◆ **Goal**: Transcribe every line exactly and omit anything that is a picture.

◆ **Recorded data**:
• • • • •
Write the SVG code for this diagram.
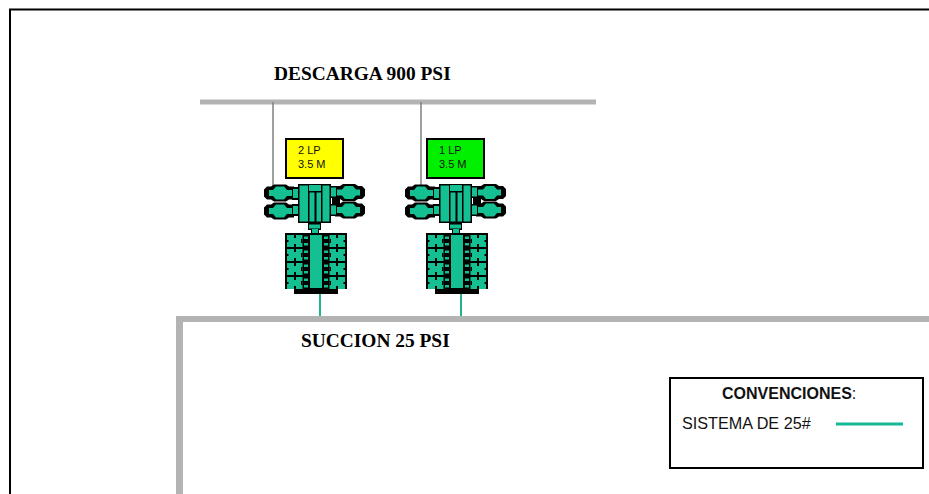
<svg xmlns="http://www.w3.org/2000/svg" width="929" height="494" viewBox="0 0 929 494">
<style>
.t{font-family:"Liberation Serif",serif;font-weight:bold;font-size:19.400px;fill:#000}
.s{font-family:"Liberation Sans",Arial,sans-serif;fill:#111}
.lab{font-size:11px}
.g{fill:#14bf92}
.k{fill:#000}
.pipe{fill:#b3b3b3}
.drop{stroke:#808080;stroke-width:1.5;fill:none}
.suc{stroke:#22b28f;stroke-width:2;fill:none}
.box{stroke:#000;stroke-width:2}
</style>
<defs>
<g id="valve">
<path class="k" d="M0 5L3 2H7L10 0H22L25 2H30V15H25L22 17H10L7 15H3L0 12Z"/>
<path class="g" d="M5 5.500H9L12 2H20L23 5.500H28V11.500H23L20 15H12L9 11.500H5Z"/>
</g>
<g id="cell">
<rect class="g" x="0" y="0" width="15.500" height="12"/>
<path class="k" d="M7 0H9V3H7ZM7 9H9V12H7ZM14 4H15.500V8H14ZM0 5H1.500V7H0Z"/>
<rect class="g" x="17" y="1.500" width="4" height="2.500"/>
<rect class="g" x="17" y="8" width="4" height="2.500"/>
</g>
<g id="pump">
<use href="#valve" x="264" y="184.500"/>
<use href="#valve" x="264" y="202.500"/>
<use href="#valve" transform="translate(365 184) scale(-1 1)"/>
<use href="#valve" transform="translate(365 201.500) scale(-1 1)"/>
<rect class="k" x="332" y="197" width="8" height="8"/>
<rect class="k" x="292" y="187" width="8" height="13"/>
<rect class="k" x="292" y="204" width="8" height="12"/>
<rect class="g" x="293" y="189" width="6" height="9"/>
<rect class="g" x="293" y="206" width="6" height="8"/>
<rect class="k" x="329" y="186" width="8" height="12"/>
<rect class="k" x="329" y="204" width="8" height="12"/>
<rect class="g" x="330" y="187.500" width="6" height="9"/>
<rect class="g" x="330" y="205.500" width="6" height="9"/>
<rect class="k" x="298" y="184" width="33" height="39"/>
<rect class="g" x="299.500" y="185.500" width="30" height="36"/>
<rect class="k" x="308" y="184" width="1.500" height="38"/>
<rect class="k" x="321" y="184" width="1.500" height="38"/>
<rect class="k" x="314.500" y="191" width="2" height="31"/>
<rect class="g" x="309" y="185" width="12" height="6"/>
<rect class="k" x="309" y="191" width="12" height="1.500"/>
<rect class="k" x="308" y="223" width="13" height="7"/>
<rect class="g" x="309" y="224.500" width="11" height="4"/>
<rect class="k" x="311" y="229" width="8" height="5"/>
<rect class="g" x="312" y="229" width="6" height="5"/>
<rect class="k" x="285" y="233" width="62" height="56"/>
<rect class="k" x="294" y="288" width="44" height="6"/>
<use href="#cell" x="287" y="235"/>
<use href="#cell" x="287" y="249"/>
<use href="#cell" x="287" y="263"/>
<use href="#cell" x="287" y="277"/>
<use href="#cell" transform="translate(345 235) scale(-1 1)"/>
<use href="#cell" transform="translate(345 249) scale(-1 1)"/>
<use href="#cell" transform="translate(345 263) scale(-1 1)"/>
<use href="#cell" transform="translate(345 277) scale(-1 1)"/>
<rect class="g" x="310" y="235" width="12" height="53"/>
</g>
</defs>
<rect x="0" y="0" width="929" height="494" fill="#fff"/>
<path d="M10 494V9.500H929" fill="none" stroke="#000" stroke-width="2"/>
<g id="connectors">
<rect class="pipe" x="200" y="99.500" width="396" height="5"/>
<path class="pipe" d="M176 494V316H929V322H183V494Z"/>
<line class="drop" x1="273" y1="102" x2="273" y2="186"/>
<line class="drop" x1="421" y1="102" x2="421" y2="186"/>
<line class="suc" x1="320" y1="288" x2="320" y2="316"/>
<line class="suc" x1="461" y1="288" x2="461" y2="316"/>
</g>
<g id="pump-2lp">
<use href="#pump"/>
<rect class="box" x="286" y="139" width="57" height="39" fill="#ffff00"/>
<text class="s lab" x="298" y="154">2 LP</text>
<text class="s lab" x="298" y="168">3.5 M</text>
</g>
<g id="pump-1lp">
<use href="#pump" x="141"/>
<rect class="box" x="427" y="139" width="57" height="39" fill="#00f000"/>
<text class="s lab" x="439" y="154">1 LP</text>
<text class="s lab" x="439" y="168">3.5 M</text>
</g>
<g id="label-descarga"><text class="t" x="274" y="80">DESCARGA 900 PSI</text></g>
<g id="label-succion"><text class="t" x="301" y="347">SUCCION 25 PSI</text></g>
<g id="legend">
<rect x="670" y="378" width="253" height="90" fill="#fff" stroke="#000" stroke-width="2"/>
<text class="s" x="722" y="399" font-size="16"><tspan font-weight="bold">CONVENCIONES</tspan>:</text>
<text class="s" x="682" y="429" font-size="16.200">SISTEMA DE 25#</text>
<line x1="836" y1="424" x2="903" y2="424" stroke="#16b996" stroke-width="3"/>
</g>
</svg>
• • • • •
◆ **Task output**:
Write the SVG code for this diagram.
<svg xmlns="http://www.w3.org/2000/svg" width="929" height="494" viewBox="0 0 929 494">
<style>
.t{font-family:"Liberation Serif",serif;font-weight:bold;font-size:19.400px;fill:#000}
.s{font-family:"Liberation Sans",Arial,sans-serif;fill:#111}
.lab{font-size:11px}
.g{fill:#14bf92}
.k{fill:#000}
.pipe{fill:#b3b3b3}
.drop{stroke:#808080;stroke-width:1.5;fill:none}
.suc{stroke:#22b28f;stroke-width:2;fill:none}
.box{stroke:#000;stroke-width:2}
</style>
<defs>
<g id="valve">
<path class="k" d="M0 5L3 2H7L10 0H22L25 2H30V15H25L22 17H10L7 15H3L0 12Z"/>
<path class="g" d="M5 5.500H9L12 2H20L23 5.500H28V11.500H23L20 15H12L9 11.500H5Z"/>
</g>
<g id="cell">
<rect class="g" x="0" y="0" width="15.500" height="12"/>
<path class="k" d="M7 0H9V3H7ZM7 9H9V12H7ZM14 4H15.500V8H14ZM0 5H1.500V7H0Z"/>
<rect class="g" x="17" y="1.500" width="4" height="2.500"/>
<rect class="g" x="17" y="8" width="4" height="2.500"/>
</g>
<g id="pump">
<use href="#valve" x="264" y="184.500"/>
<use href="#valve" x="264" y="202.500"/>
<use href="#valve" transform="translate(365 184) scale(-1 1)"/>
<use href="#valve" transform="translate(365 201.500) scale(-1 1)"/>
<rect class="k" x="332" y="197" width="8" height="8"/>
<rect class="k" x="292" y="187" width="8" height="13"/>
<rect class="k" x="292" y="204" width="8" height="12"/>
<rect class="g" x="293" y="189" width="6" height="9"/>
<rect class="g" x="293" y="206" width="6" height="8"/>
<rect class="k" x="329" y="186" width="8" height="12"/>
<rect class="k" x="329" y="204" width="8" height="12"/>
<rect class="g" x="330" y="187.500" width="6" height="9"/>
<rect class="g" x="330" y="205.500" width="6" height="9"/>
<rect class="k" x="298" y="184" width="33" height="39"/>
<rect class="g" x="299.500" y="185.500" width="30" height="36"/>
<rect class="k" x="308" y="184" width="1.500" height="38"/>
<rect class="k" x="321" y="184" width="1.500" height="38"/>
<rect class="k" x="314.500" y="191" width="2" height="31"/>
<rect class="g" x="309" y="185" width="12" height="6"/>
<rect class="k" x="309" y="191" width="12" height="1.500"/>
<rect class="k" x="308" y="223" width="13" height="7"/>
<rect class="g" x="309" y="224.500" width="11" height="4"/>
<rect class="k" x="311" y="229" width="8" height="5"/>
<rect class="g" x="312" y="229" width="6" height="5"/>
<rect class="k" x="285" y="233" width="62" height="56"/>
<rect class="k" x="294" y="288" width="44" height="6"/>
<use href="#cell" x="287" y="235"/>
<use href="#cell" x="287" y="249"/>
<use href="#cell" x="287" y="263"/>
<use href="#cell" x="287" y="277"/>
<use href="#cell" transform="translate(345 235) scale(-1 1)"/>
<use href="#cell" transform="translate(345 249) scale(-1 1)"/>
<use href="#cell" transform="translate(345 263) scale(-1 1)"/>
<use href="#cell" transform="translate(345 277) scale(-1 1)"/>
<rect class="g" x="310" y="235" width="12" height="53"/>
</g>
</defs>
<rect x="0" y="0" width="929" height="494" fill="#fff"/>
<path d="M10 494V9.500H929" fill="none" stroke="#000" stroke-width="2"/>
<g id="connectors">
<rect class="pipe" x="200" y="99.500" width="396" height="5"/>
<path class="pipe" d="M176 494V316H929V322H183V494Z"/>
<line class="drop" x1="273" y1="102" x2="273" y2="186"/>
<line class="drop" x1="421" y1="102" x2="421" y2="186"/>
<line class="suc" x1="320" y1="288" x2="320" y2="316"/>
<line class="suc" x1="461" y1="288" x2="461" y2="316"/>
</g>
<g id="pump-2lp">
<use href="#pump"/>
<rect class="box" x="286" y="139" width="57" height="39" fill="#ffff00"/>
<text class="s lab" x="298" y="154">2 LP</text>
<text class="s lab" x="298" y="168">3.5 M</text>
</g>
<g id="pump-1lp">
<use href="#pump" x="141"/>
<rect class="box" x="427" y="139" width="57" height="39" fill="#00f000"/>
<text class="s lab" x="439" y="154">1 LP</text>
<text class="s lab" x="439" y="168">3.5 M</text>
</g>
<g id="label-descarga"><text class="t" x="274" y="80">DESCARGA 900 PSI</text></g>
<g id="label-succion"><text class="t" x="301" y="347">SUCCION 25 PSI</text></g>
<g id="legend">
<rect x="670" y="378" width="253" height="90" fill="#fff" stroke="#000" stroke-width="2"/>
<text class="s" x="722" y="399" font-size="16"><tspan font-weight="bold">CONVENCIONES</tspan>:</text>
<text class="s" x="682" y="429" font-size="16.200">SISTEMA DE 25#</text>
<line x1="836" y1="424" x2="903" y2="424" stroke="#16b996" stroke-width="3"/>
</g>
</svg>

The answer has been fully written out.